Stephanie Gunia was having one of those “I never could get the hang of Thursday” kind of days when she came home to her apartment. She thought it was odd that her doormat was gone. When she turned the key in the lock and swung open the door, everything else was gone too. It had been a really rough week and that was the last straw.
Apartment was empty
La Vista, Nebraska, isn’t considered a high crime neighborhood. That’s one of the reasons Gunia and her kids moved in to their new apartment, only a week before. Just when she was beginning to get used to what was put away where, “someone else helped her move out on accident.”
That’s not a fun thing to discover when you bring the family home at the end of a grueling day of work. “I knew something was wrong right when I walked in the door,” she relates. Besides moving, she put in a full 50 hours on her job. With three children in tow, Stephanie was “ready to relax at home.” That wasn’t going to happen.
“We walked in and there was nothing in our apartment except for a mattress.” These thieves were really thorough. “My kids’ stuff was gone, their clothes, everything.” In panic, she called the management office.
They told her call 911 because she’d been burglarized. They lied. It took the cops to solve the mystery.
The first things detectives noticed was that there was no sign of forced entry to the apartment. “The officer looked, all the windows were locked, the front door was locked,” Gunia relates.

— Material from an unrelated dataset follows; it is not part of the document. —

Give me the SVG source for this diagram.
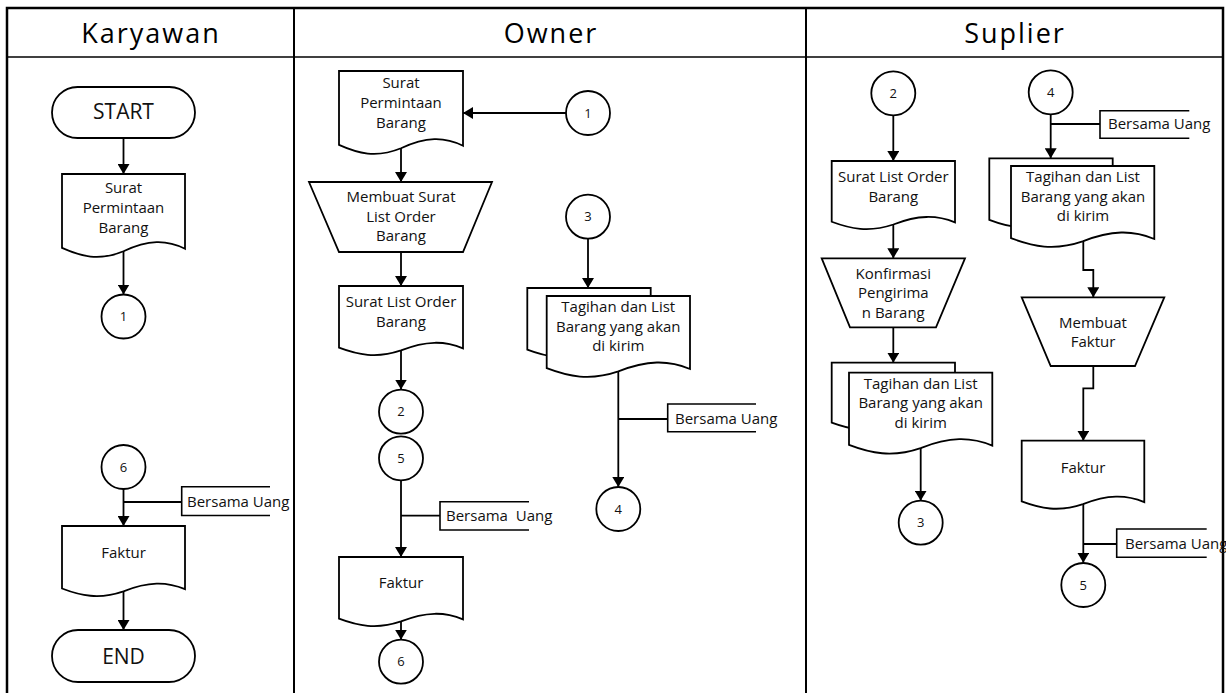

One of the neighbors had noticed “he’d seen people moving things out of her place and into the trash.” That’s where it was alright. “Our stuff was in five of the seven dumpsters.” Wonderful welcome to the neighborhood, eh?
beer and trash ‘gooze’
Only the day before, Ms. Gunia had shelled out enormously inflated prices for a fridge full of groceries. “all that food is ruined,” she sobs. Her food “was mixed in with the toys, and there was like beer and trash ‘gooze‘ all over my kids’ stuff, our clothes.”
With her scared and crying kids, the distraught mom had no idea “why somebody threw their stuff away in a trash can.” Then it occurred to her to ask the staff at the apartment complex. They had to know more than they were telling. They did.
Oops, our mistake, the complex manager soon confessed, when confronted by angry police officers. “They said they got the wrong apartment. They cleaned out the wrong apartment,” Gunia explains.
La Vista police wrote down in their report that “the complex hired a company” to clear out an abandoned suite but “movers hit Gunia’s unit instead.” They weren’t directly at fault but it’s still a case of guilt by association.
Richdale, which manages Inwood Village, apologized in a statement. “We are working with a resident who had some of her possessions mistakenly placed in a dumpster prior to the completion of her moving into her apartment.”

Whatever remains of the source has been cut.